Coast Guard Offloads $700M of Cocaine in Florida
On Friday, the Coast Guard cutter Hamilton offloaded more than 26 tons of cocaine at Fort Lauderdale, Florida, the fruits of a three-month interdiction mission off of South and Central America. The street value of the seizures is just over $700 million – enough to cover the Hamilton's construction cost.
“This not only showcases the threat posed by dangerous cartels, gangs and criminal groups that make up extensive transitional organized crime networks, but it also highlights the commitment of the Coast Guard and its interagency partner’s efforts to detect, interdict, investigate and prosecute operatives for these criminal networks,” said Vice Adm. Karl Schultz, commander of U.S. Coast Guard Atlantic Area, in a statement.
Intercepts at sea are generally more high-impact than those onshore, Coast Guard officials say, because they allow authorities to confiscate large quantities at once. When shipments reach shore, they are broken up and sent overland to smaller local markets, making them harder to track down.
Hamilton's deployment began in the Caribbean, where she participated in relief efforts in Haiti after the passage of Hurricane Matthew: her helicopter and small boat crews provided transportation for the U.S. ambassador and for the president of Haiti during the response.
She spent the majority of her voyage in the eastern Pacific, where she intercepted eleven vessels and seized 10 tons of cocaine – the largest contribution to the total offloaded in Miami on Friday. The balance was confiscated by Coast Guard law enforcement teams embarked on the cutters Mellon, Forward, Dependable, Active and Dauntless, and on the Canadian Navy vessels Edmonton and Brendon.

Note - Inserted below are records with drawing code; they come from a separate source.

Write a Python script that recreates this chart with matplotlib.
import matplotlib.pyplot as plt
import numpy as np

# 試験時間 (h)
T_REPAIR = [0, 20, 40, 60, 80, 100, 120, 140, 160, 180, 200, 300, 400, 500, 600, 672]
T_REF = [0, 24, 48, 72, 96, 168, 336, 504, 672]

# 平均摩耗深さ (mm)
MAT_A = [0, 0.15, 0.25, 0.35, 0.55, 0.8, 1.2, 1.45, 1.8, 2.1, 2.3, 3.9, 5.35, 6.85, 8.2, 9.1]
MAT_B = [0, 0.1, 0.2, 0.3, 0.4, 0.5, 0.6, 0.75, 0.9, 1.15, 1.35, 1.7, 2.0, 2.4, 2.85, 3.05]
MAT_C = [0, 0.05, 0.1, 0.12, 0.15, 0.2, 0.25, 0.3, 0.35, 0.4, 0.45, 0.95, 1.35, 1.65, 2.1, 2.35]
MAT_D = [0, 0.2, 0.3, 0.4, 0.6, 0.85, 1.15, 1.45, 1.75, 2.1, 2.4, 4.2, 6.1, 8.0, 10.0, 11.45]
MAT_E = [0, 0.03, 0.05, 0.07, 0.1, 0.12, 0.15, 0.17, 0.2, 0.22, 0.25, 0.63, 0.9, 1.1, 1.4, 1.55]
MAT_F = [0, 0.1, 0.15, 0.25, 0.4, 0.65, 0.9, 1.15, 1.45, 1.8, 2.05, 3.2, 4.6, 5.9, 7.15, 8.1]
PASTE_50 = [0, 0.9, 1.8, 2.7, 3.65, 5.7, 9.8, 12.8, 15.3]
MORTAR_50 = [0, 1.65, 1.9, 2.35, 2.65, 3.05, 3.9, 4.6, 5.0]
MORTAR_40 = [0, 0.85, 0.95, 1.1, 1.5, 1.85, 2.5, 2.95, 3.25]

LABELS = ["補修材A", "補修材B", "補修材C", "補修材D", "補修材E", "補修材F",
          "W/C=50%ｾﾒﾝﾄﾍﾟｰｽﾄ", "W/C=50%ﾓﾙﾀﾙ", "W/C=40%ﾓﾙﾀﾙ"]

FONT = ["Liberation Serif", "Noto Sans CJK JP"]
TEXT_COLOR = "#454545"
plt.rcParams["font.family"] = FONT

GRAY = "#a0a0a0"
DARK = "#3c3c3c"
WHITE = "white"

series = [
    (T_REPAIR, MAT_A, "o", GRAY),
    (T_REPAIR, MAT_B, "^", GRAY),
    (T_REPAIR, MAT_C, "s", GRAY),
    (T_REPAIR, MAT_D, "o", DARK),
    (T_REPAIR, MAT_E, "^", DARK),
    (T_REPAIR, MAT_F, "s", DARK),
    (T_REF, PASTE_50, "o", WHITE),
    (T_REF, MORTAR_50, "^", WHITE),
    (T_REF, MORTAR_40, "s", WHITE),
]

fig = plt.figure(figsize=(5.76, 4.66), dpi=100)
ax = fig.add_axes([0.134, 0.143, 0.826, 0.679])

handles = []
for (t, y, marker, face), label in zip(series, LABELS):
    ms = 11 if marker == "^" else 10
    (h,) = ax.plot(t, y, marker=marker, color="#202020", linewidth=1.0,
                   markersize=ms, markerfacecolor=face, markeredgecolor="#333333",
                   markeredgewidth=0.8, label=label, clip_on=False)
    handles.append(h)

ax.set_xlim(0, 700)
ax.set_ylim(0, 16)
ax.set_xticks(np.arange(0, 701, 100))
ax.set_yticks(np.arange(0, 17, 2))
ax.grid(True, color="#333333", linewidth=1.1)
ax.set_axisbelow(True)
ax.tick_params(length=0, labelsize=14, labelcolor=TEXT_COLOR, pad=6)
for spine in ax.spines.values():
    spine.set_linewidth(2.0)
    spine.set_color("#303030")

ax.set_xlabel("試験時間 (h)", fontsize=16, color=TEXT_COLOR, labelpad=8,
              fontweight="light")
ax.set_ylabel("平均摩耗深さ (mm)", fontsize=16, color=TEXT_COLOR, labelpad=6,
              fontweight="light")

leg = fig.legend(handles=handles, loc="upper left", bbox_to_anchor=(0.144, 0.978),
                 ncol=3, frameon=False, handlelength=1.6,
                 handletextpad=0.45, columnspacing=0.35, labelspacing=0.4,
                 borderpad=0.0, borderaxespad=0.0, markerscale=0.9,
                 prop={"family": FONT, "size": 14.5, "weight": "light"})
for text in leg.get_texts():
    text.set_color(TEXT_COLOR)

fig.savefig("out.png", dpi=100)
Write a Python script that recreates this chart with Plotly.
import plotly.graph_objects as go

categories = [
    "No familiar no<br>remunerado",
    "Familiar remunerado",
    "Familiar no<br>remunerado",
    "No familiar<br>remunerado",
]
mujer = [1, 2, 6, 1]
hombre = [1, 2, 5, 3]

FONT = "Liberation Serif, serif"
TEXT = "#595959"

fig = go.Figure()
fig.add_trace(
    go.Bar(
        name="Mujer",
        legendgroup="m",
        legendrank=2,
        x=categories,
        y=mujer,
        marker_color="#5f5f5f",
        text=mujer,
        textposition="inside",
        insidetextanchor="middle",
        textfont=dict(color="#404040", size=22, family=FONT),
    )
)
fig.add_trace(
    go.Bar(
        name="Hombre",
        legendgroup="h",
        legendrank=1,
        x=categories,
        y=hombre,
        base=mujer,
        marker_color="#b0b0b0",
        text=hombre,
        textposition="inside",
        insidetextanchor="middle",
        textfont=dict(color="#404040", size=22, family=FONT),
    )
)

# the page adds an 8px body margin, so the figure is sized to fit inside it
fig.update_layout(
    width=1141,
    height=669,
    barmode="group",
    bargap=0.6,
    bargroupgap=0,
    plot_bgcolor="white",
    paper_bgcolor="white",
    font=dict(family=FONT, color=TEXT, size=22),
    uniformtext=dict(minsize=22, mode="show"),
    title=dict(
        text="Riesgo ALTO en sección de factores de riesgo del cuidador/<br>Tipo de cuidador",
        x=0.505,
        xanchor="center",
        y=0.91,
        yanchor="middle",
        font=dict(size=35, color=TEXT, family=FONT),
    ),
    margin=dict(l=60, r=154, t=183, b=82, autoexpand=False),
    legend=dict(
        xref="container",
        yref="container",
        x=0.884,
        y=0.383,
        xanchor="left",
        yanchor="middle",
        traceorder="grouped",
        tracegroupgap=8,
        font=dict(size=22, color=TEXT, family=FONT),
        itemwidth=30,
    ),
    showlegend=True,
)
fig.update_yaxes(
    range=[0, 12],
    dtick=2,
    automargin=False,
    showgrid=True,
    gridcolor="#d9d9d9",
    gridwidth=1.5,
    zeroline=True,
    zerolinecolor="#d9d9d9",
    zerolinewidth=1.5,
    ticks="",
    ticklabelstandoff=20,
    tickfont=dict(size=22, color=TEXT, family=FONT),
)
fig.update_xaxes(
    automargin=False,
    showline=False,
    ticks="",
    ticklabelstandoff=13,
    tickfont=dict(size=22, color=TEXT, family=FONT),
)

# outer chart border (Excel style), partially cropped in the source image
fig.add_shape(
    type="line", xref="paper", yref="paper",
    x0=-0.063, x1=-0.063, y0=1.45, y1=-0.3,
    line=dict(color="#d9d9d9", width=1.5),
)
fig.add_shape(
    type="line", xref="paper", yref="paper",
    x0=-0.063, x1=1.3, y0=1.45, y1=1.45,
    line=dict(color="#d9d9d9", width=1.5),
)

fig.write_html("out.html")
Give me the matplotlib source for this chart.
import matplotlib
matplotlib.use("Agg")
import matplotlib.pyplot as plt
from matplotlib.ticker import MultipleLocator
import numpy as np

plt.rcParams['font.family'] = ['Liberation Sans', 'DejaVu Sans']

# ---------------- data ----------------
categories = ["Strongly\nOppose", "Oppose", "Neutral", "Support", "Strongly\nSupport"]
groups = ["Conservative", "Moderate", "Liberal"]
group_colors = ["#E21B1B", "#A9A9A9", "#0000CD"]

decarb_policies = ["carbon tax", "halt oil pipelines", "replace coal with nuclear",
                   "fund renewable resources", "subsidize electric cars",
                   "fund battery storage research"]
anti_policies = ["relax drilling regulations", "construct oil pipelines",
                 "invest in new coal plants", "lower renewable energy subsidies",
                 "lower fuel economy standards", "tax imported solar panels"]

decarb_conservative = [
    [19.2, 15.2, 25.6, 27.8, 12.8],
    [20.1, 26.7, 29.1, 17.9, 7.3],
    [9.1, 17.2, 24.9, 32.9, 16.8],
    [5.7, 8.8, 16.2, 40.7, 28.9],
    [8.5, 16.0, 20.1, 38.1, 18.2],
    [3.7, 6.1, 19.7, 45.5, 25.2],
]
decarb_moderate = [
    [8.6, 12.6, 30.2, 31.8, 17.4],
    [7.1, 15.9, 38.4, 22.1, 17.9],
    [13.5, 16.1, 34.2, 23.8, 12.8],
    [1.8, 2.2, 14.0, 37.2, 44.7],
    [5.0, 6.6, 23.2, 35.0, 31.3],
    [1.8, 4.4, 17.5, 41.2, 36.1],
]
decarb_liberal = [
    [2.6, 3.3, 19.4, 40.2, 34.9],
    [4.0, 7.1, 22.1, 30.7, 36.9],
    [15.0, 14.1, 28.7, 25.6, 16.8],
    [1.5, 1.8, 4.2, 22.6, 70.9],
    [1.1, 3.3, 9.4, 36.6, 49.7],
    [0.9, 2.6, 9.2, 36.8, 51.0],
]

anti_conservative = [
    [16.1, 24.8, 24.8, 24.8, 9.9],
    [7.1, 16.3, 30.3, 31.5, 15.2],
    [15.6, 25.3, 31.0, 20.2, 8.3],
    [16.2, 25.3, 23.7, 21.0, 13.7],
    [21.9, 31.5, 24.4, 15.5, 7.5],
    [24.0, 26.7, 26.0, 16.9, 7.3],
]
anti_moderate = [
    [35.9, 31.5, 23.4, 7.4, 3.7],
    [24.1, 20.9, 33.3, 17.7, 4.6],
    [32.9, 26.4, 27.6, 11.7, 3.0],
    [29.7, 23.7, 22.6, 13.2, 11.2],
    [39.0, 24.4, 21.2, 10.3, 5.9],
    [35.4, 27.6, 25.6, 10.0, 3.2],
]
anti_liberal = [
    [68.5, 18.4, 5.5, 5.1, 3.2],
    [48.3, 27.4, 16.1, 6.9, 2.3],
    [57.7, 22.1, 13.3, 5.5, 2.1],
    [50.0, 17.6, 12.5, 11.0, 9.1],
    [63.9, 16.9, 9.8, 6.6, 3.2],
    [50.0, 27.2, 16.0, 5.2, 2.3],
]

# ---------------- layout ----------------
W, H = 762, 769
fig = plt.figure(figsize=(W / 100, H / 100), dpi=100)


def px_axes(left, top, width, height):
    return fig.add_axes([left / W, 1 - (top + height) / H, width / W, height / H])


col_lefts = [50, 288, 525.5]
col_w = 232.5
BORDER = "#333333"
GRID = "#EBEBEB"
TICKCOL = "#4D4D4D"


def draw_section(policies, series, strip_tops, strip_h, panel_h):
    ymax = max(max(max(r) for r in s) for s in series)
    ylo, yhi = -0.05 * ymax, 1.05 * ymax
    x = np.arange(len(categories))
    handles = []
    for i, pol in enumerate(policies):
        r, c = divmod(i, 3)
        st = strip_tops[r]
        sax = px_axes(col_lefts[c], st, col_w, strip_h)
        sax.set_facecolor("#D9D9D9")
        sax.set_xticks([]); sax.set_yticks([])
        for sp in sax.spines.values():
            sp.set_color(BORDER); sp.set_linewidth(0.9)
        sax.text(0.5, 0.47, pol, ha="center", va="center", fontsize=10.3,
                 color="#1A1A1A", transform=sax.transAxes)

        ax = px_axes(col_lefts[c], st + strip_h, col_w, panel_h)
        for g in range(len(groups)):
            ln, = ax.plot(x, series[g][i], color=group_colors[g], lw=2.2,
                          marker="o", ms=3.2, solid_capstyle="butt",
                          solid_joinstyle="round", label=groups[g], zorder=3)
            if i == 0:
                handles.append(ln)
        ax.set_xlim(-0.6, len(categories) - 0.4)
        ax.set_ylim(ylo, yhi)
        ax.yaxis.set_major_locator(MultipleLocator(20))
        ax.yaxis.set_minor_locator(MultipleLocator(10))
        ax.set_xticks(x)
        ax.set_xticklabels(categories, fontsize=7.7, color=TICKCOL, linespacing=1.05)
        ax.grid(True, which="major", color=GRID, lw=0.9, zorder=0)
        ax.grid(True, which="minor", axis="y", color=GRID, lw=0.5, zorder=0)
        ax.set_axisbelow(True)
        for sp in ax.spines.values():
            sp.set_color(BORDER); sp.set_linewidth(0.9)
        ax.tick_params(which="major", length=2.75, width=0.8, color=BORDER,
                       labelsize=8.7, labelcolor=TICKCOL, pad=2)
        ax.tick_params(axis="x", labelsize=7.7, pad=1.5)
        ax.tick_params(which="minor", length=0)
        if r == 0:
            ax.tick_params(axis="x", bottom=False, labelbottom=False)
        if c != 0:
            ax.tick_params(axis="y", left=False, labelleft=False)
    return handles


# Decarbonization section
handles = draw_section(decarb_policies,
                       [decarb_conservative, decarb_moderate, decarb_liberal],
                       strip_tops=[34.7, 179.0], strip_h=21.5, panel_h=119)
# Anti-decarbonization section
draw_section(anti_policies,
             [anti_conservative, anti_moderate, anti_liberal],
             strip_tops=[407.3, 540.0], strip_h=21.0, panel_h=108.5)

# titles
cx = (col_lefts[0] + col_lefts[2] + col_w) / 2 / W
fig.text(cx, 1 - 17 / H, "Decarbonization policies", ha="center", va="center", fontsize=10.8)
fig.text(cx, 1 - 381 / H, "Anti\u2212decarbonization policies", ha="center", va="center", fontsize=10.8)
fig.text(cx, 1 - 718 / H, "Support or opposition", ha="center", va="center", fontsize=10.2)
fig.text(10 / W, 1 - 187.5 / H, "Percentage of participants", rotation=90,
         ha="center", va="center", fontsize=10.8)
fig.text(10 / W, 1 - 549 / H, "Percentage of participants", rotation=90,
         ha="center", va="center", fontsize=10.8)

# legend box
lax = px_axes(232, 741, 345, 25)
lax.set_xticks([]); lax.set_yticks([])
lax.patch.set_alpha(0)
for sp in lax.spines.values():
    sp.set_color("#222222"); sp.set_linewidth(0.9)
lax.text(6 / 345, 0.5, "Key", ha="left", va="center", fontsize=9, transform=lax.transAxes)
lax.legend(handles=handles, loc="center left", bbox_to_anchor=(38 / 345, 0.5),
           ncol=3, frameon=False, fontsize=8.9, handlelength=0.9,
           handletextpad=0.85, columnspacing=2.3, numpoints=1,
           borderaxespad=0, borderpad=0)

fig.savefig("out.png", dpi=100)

The Hamilton's success follows on the heels of the Coast Guard's record-setting antidrug actions last year, which netted nearly 200 tonnes of cocaine and 465 suspects over the 12 months ending September 30. The service noted that the tonnage it seized at sea outstripped the total seized on land by all U.S. agencies by a factor of three.
The Coast Guard says that over the past two years, it has increased personnel and resources in known drug transit zones, added intelligence and investigative resources and strengthened its international partnerships targeting transnational organized crime in the Western Hemisphere.